Olzhas_Kabdolov · November 19, 2019, 1:36pm

Hi! I am implementing a simple algorithm to compute squared variance of gradients. For this, I need to compute gradients of the network for each sample in my batch. As far as I understand, loss.backward() computes gradients for each sample and then averages them. Is there any flag which outputs gradients for each sample before their averaging? Thanks!

JuanFMontesinos · November 19, 2019, 1:46pm

As far as I know you cannot get specific grads unless you backpropagate for each loss term before averaging.
You can get element-wise loses by passing reduce=False
Check any loss’ docs to see
https://pytorch.org/docs/stable/nn.html#torch.nn.L1Loss

So, in short,

criterion = nn.Loss(reduce=False)

...
losses = criterion(pred,gt)
for loss in losses:
    loss.backward(retain_graph=True)

Olzhas_Kabdolov · November 19, 2019, 1:51pm

Hi @JuanFMontesinos ! Thank for reply! Yes, I am aware of loss “reduction”. However, I need gradients of the network itself. At the moment, I am forwarding and backwarding each sample, which is very slow.

JuanFMontesinos · November 19, 2019, 1:56pm

As I aforementioned, you can backpropagate each element before reduction. At least this will speed up forward.
For backward, it has to be 1-by-1.
I think the whole system is built under the idea that you can access gradients doing param.grad, that’s why it would be a mess if you could filter out gradients from any element. Besides, the system is not aware of what “loss” or a batch is is. It just follows chain rule.

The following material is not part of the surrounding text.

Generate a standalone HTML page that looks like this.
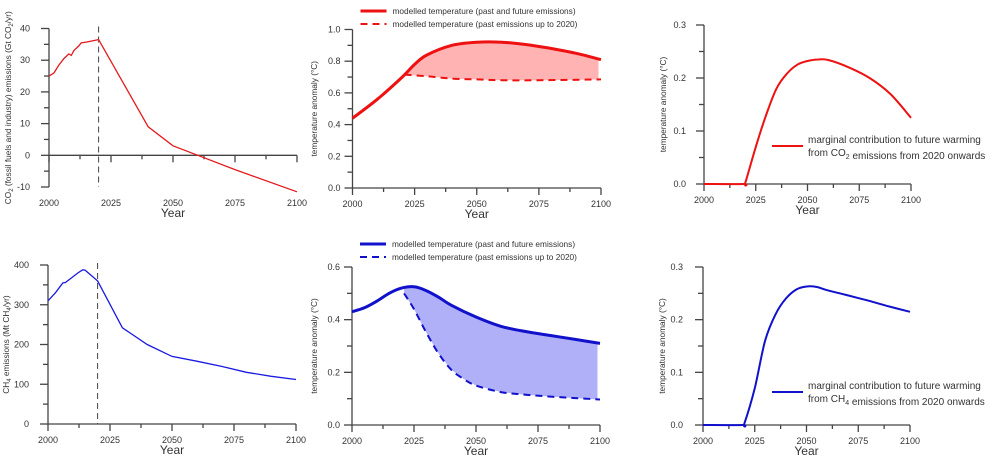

dejanbatanjac · November 19, 2019, 2:29pm

Just a minor, reduce h/b deprecated. Use reduction instead:

reduction ( string , optional ) – Specifies the reduction to apply to the output: 'none' | 'mean' | 'sum' . 'none' : no reduction will be applied, 'mean' : the sum of the output will be divided by the number of elements in the output, 'sum' : the output will be summed. Note: size_average and reduce are in the process of being deprecated, and in the meantime, specifying either of those two args will override reduction . Default: 'mean'

Probable you are looking for option: none

albanD · November 19, 2019, 2:44pm

If you use simple NN, you can use tricks like the one mentionned here to reuse computations.

AliSh · April 23, 2021, 11:21am

Hi @albanD
I have a customised layer as will in my NN. So is there anyway to still use the trick that you mentioned please?